Are Advertisers Coming for Your Car?

 

New cars undoubtedly come with some slick and compelling features when you compare them to the cars of yesteryear. Remember when power windows were something to write home about?

That said, there are some new car options that have been a little lumpy in their rollout – and none more so than the “infotainment system.” Car makers have been continuing their push towards the biggest and most functional dash screens, but a recent report in the Wall Street Journal asks us to pause and take stock of where we’re at with infotainment… and where we’re headed.

The Wall Street Journal is calling your car’s infotainment system “the last unconquered screen” and suggests a battle is brewing over how they can be used in the future to market new products and services.

Currently, this screen is considered to be the only one where advertisers can’t really reach out – but that, of course, is about to change. A January report on The Drive introduced us to Telenav, a wireless services provider, that’s launching a platform that can deliver location-based ads to a vehicle’s infotainment system.
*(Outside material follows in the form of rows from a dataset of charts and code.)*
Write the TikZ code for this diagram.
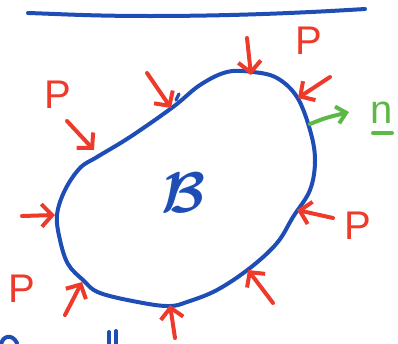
\documentclass[tikz,border=0pt]{standalone}
\usepackage{fontspec}
\usepackage{graphicx}
\setsansfont{Liberation Sans}
\usetikzlibrary{arrows.meta}
\definecolor{inkblue}{HTML}{1D4DB5}
\definecolor{inkred}{HTML}{EE3A2B}
\definecolor{inkgreen}{HTML}{5DB847}
\begin{document}
\begin{tikzpicture}[x=0.75pt,y=-0.75pt, line cap=round, line join=round,
  blob/.style={draw=inkblue, line width=3pt},
  force/.style={draw=inkred, line width=3pt, -{Straight Barb[length=8pt,width=17pt,line width=3pt]}},
  normal/.style={draw=inkgreen, line width=3pt, -{Straight Barb[length=7pt,width=13pt,line width=3pt]}},
  plabel/.style={text=inkred, font=\sffamily\fontsize{30}{30}\selectfont, inner sep=0pt},
  blabel/.style={text=inkblue, inner sep=0pt},
  nlabel/.style={text=inkgreen, font=\sffamily\fontsize{30}{30}\selectfont, inner sep=0pt}]
\useasboundingbox (0,0) rectangle (398,343);
% top line
\draw[blob] (28,13) .. controls (60,14) and (90,16) .. (150,16) .. controls (230,16) and (300,13) .. (365,9);
% body
\draw[blob] plot[smooth cycle, tension=0.6] coordinates {
 (253,72) (277,78) (297,97) (310,130) (315,160) (310,190) (293,217) (277,243)
 (250,268) (217,290) (187,302) (170,306) (143,303) (100,293) (83,280) (68,264)
 (60,240) (57,215) (65,190) (80,168) (97,157) (130,137) (173,107) (200,85) (227,72)};
\draw[blob, line width=2.5pt] (176,100) -- (179,94);
% forces
\coordinate (t1) at (247,38);  \coordinate (h1) at (251,75);
\coordinate (t2) at (147,73);  \coordinate (h2) at (171,108);
\coordinate (t3) at (67,121);  \coordinate (h3) at (94,150);
\coordinate (t4) at (22,216);  \coordinate (h4) at (55,215);
\coordinate (t5) at (65,315);  \coordinate (h5) at (82,282);
\coordinate (t6) at (175,338); \coordinate (h6) at (170,305);
\coordinate (t7) at (273,303); \coordinate (h7) at (248,270);
\coordinate (t8) at (333,218); \coordinate (h8) at (297,210);
\coordinate (t9) at (330,77);  \coordinate (h9) at (298,98);
\foreach \i in {1,...,9} \draw[force] (t\i) -- (h\i);
% normal
\coordinate (nt) at (310,124); \coordinate (nh) at (349,112);
\draw[normal] (nt) .. controls (325,118) .. (nh);
\node[nlabel] (n) at (382,113) {n};
\draw[draw=inkgreen, line width=3pt] (373,133) -- (392,133);
% labels
\node[plabel] (p1) at (309,41) {P};
\node[plabel] (p2) at (58,95) {P};
\node[plabel] (p3) at (358,226) {P};
\node[plabel] (p4) at (22,289) {P};
\node[blabel] (b) at (184,193) {\scalebox{4.3}{\boldmath$\mathcal{B}$}};
% cut-off marks at bottom
\draw[blob] (1,345) .. controls (2,336) and (12,333) .. (17,343);
\draw[blob] (109,332) -- (109,345);
\draw[blob] (116,331) -- (116,345);
\end{tikzpicture}
\end{document}
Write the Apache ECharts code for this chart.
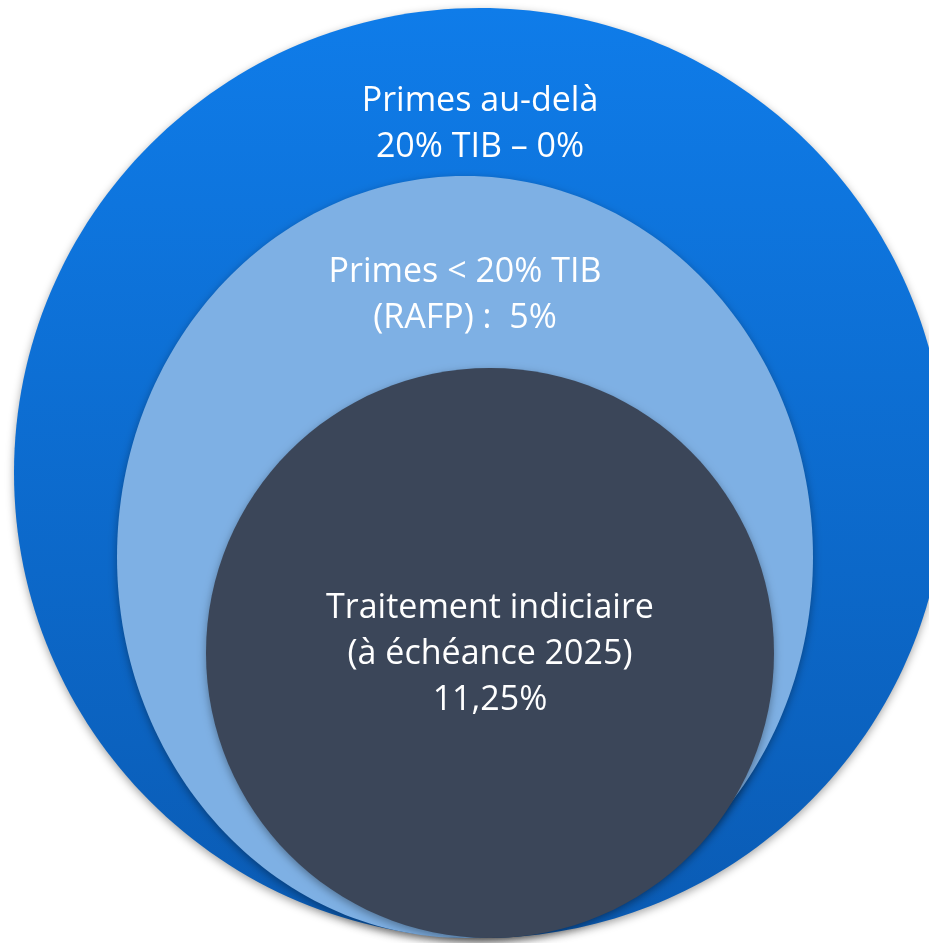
<!DOCTYPE html>
<html>
<head>
<meta charset="utf-8">
<script src="https://cdn.jsdelivr.net/npm/echarts@6/dist/echarts.min.js"></script>
<style>
  html, body { margin: 0; padding: 0; background: #fff; }
  #main { width: 929px; height: 943px; }
</style>
</head>
<body>
<div id="main"></div>
<script>
// niveaux, du plus large au plus petit
var levels = ['Primes au-delà', 'Primes < 20% TIB', 'Traitement indiciaire'];
var details = ['20% TIB – 0%', '(RAFP) :  5%', '(à échéance 2025)\n11,25%'];
var rates = ['0%', '5%', '11,25%'];

// ellipses en unités d'axe : [cx, cy, rx, ry, labelY]
var circles = [
  [480, 473, 466, 465, 124],
  [465, 557, 348, 381, 295],
  [490, 653, 284, 285, 654]
];

var fills = [
  new echarts.graphic.LinearGradient(0, 0, 0, 1, [
    { offset: 0, color: '#0f7ce9' },
    { offset: 1, color: '#0a5bb4' }
  ]),
  '#7eb0e4',
  '#3b4659'
];

var chart = echarts.init(document.getElementById('main'));

chart.setOption({
  animation: false,
  grid: { left: 0, right: 0, top: 0, bottom: 0 },
  xAxis: { type: 'value', min: 0, max: 929, show: false },
  yAxis: { type: 'value', min: 0, max: 943, inverse: true, show: false },
  series: [{
    type: 'custom',
    coordinateSystem: 'cartesian2d',
    data: circles.map(function (c, i) {
      return { value: c, name: levels[i] };
    }),
    renderItem: function (params, api) {
      var i = params.dataIndex;
      var c = api.coord([api.value(0), api.value(1)]);
      var r = api.size([api.value(2), api.value(3)]);
      var ly = api.coord([0, api.value(4)])[1];
      return {
        type: 'group',
        children: [{
          type: 'ellipse',
          shape: { cx: c[0], cy: c[1], rx: r[0], ry: r[1] },
          style: {
            fill: fills[i],
            shadowBlur: 8,
            shadowOffsetY: 3,
            shadowColor: 'rgba(0,0,0,0.35)'
          }
        }, {
          type: 'text',
          style: {
            text: levels[i] + '\n' + details[i],
            x: c[0],
            y: ly,
            align: 'center',
            verticalAlign: 'middle',
            fill: '#fff',
            font: '34px "Open Sans"',
            lineHeight: 46
          }
        }]
      };
    }
  }]
});
</script>
</body>
</html>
These can be tweaked based on time of day or route but might look like this: you’re approaching a fast food joint around lunchtime, and ad with a coupon pops up.

Whether or not this appeals to the average consumer remains to be seen, but The Drive suggests that, in the future where autonomous vehicles are out in full force, infotainment advertising will be the norm.

But the big question being bandied about is, do the infotainment systems of today provide enough value to even make it worth it? As Gizmodo points out, there is no uniform way that automakers are developing these components and, therefore, they’re often slow and clunky. The Journal also reminds us that the systems are often designed years before cars hit the market and then exist for however long you’re willing to keep your car around. The result can be systems that function in a much less intuitive way than, say, current phone tech, leaving users mixed on their usefulness.